SOURCE DATA:
--- START ---

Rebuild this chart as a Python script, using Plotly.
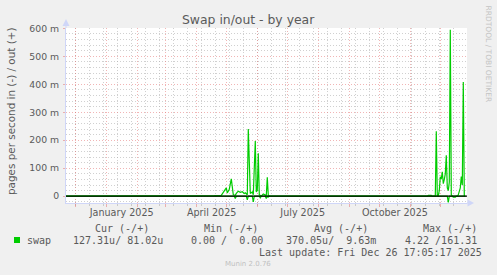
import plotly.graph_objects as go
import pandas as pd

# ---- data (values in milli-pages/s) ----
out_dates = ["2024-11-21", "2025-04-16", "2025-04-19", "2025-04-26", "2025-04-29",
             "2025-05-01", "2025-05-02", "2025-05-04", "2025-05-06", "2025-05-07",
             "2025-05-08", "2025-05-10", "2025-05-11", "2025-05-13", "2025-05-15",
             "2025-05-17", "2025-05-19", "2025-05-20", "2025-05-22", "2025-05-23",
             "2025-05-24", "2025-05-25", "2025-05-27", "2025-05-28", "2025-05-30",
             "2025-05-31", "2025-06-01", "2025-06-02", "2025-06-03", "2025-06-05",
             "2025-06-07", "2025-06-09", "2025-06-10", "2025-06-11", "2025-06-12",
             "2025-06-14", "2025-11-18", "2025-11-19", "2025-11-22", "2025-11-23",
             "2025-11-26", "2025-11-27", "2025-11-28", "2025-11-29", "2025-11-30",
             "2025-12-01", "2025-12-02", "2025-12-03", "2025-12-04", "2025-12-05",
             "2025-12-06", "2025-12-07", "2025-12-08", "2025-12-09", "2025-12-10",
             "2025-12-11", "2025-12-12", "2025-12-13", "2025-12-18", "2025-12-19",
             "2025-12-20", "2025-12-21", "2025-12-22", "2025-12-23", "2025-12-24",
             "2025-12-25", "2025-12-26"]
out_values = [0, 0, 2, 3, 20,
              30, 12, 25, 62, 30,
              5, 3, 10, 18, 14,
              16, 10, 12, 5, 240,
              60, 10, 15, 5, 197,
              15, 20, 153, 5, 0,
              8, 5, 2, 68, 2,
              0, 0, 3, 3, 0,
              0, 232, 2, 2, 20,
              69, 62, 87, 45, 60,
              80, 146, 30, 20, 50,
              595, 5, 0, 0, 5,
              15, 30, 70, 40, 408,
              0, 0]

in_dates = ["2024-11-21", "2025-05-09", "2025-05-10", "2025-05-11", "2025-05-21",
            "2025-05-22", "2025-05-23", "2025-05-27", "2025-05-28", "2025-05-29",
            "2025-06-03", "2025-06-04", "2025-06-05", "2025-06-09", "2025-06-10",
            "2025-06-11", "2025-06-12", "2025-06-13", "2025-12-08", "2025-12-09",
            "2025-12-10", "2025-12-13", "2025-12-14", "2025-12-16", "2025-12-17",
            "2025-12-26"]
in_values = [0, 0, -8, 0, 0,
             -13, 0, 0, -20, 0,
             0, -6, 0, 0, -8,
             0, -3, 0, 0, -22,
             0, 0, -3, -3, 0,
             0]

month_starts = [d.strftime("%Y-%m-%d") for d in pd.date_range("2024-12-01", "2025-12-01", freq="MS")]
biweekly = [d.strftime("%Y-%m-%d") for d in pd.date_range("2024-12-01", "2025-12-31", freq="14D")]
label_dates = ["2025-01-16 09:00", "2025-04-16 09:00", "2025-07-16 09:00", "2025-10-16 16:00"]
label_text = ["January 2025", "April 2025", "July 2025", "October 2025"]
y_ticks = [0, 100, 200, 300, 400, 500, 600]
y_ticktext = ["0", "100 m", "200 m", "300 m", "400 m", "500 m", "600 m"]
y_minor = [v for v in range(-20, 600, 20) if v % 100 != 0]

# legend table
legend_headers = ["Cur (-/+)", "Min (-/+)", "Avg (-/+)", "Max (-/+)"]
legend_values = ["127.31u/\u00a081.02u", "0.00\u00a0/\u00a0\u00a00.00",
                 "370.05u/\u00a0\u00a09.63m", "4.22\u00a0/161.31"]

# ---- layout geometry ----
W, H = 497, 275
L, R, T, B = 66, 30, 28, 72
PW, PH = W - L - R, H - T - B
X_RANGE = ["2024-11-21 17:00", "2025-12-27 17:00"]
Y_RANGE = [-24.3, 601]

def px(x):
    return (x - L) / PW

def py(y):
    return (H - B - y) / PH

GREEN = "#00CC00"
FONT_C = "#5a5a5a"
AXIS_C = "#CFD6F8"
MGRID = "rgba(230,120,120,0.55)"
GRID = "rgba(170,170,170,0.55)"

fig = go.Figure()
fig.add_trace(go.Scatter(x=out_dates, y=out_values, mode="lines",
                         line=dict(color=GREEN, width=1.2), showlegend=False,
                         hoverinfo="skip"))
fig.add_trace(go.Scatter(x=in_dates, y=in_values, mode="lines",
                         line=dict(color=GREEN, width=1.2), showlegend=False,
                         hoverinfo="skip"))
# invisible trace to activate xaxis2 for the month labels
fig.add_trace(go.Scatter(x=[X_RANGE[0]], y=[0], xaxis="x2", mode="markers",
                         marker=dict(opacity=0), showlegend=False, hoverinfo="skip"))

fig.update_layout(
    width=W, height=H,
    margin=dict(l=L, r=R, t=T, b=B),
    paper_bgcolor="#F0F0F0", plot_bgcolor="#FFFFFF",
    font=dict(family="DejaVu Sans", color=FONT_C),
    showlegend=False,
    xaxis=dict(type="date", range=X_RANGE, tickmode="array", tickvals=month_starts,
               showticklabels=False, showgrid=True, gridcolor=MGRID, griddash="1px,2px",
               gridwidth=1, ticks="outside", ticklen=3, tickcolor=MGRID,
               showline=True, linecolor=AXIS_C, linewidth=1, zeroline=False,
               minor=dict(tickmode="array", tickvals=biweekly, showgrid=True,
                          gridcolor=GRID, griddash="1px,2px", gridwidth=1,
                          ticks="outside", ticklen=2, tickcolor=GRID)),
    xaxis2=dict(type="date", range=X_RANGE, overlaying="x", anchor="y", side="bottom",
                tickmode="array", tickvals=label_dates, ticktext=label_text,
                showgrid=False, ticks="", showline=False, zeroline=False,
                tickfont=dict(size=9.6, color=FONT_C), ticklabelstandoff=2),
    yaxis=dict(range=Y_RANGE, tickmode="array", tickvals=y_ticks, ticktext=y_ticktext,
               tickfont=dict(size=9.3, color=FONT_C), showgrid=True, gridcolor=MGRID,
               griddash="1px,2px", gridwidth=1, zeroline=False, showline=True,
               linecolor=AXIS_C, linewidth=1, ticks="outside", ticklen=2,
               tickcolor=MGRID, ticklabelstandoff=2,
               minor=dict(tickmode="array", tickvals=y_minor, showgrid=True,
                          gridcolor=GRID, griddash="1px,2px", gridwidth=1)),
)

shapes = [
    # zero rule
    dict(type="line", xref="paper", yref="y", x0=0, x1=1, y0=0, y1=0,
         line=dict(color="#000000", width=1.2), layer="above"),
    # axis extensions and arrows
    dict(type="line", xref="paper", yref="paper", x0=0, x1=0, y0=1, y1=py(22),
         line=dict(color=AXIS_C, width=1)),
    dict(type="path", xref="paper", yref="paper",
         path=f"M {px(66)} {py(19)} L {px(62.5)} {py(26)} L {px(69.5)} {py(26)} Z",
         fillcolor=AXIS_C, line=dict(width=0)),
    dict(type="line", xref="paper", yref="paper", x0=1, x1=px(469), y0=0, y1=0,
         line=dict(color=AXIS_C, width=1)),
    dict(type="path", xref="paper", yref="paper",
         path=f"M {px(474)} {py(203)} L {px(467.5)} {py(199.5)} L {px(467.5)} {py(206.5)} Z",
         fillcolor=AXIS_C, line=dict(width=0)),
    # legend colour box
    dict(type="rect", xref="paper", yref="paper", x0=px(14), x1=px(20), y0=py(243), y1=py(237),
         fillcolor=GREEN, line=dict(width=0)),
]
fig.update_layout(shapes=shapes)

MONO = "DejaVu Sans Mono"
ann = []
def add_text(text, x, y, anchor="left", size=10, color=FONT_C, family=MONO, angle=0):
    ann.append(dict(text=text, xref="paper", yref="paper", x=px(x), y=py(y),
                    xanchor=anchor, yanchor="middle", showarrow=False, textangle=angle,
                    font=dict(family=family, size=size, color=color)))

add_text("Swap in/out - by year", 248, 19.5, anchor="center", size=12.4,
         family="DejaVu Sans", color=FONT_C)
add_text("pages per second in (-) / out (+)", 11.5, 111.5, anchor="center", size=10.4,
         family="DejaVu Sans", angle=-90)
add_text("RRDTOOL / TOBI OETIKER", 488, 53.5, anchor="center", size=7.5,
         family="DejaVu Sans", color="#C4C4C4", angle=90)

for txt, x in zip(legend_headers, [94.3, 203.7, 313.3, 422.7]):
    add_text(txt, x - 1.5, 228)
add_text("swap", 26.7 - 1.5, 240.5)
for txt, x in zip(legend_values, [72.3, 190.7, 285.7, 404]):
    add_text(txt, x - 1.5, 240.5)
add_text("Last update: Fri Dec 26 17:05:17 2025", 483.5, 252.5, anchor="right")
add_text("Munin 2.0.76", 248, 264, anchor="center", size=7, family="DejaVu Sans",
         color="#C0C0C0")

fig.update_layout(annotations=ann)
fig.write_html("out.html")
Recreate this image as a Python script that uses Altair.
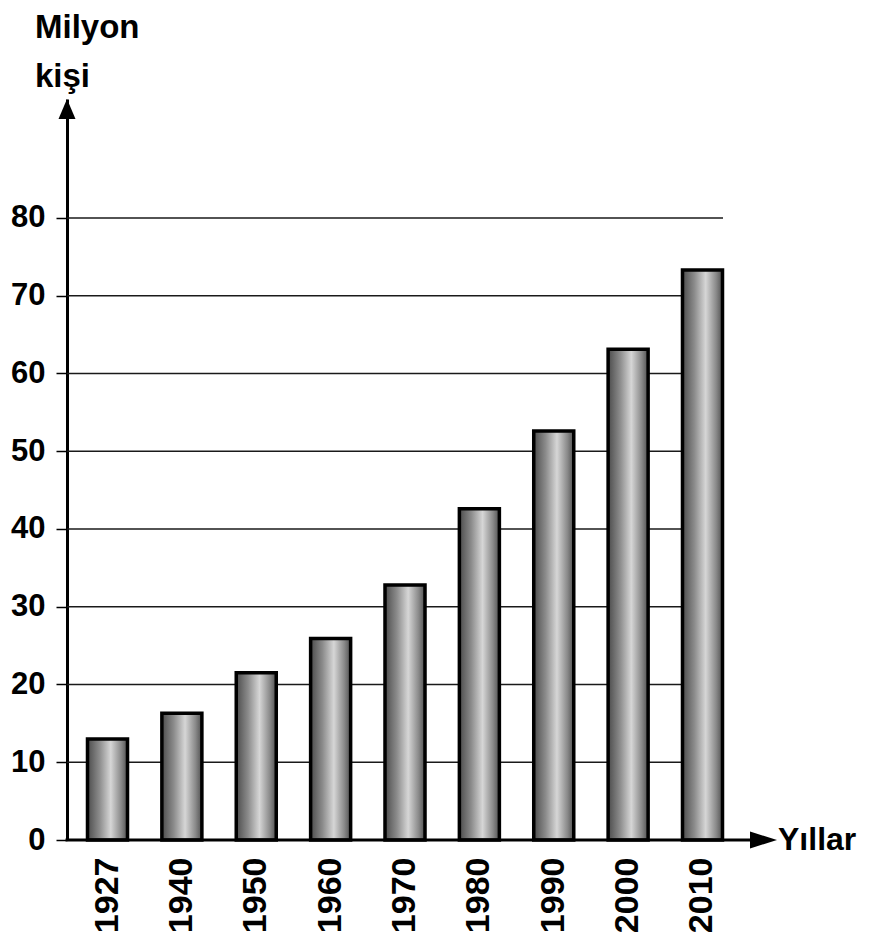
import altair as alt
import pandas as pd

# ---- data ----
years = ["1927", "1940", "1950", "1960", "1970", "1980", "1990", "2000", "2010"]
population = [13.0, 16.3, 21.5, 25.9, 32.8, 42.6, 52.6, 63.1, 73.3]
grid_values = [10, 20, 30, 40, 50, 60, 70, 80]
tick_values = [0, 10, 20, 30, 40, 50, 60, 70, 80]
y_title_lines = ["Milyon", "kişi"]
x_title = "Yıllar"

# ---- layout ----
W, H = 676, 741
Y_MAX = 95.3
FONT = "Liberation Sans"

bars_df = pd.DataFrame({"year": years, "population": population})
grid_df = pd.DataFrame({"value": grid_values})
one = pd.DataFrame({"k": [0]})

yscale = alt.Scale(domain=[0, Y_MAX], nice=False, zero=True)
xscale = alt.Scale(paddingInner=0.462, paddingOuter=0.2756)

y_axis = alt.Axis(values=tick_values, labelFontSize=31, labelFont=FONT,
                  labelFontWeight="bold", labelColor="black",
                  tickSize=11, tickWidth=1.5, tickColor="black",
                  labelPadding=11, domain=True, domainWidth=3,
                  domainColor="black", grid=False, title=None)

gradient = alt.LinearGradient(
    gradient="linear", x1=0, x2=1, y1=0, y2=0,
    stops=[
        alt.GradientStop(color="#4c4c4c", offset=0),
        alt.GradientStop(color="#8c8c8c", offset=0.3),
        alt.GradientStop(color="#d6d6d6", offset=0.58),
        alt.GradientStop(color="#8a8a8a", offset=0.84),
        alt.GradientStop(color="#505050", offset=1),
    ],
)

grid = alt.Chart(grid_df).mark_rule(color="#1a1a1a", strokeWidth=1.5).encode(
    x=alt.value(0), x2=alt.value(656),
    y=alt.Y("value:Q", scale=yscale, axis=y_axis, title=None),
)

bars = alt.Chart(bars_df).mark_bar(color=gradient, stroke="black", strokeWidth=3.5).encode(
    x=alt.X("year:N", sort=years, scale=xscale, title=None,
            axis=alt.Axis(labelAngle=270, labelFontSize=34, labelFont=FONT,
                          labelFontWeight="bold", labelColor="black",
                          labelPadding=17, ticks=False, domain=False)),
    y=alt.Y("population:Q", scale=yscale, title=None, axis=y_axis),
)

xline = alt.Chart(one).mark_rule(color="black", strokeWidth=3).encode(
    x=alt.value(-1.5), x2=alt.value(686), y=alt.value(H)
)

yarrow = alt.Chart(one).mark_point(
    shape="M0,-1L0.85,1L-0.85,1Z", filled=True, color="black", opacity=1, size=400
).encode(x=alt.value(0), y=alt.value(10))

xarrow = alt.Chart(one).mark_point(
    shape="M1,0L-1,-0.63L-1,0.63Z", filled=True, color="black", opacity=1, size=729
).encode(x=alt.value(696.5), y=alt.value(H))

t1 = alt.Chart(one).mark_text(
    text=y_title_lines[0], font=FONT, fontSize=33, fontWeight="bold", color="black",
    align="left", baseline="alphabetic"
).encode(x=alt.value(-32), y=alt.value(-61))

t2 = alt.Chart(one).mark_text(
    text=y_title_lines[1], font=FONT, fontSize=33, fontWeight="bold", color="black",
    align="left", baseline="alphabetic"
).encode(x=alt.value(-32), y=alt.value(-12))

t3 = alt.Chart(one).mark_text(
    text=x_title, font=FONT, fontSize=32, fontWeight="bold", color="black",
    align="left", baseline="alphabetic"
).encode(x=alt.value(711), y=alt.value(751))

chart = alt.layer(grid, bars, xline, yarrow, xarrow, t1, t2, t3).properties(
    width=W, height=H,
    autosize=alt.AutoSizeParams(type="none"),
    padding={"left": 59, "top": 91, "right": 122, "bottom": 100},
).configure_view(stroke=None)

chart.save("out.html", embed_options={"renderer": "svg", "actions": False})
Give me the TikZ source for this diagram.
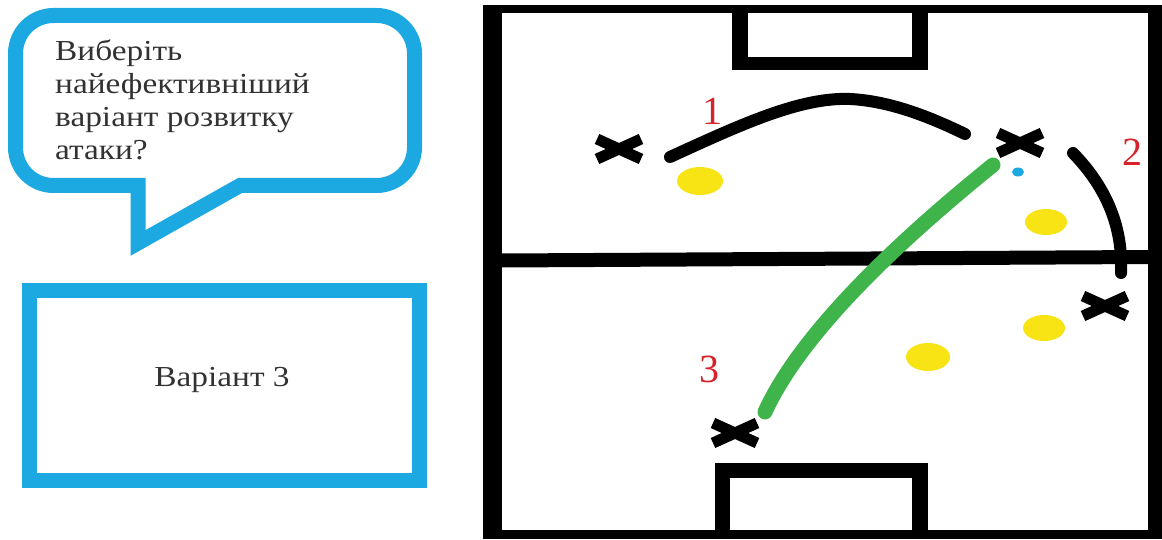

--- END ---

REQUEST: Return each line where "this" shows up.

TASK RESPONSE:
Rebuild this chart as a Python script, using Plotly.
Recreate this image as a Python script that uses Altair.
Give me the TikZ source for this diagram.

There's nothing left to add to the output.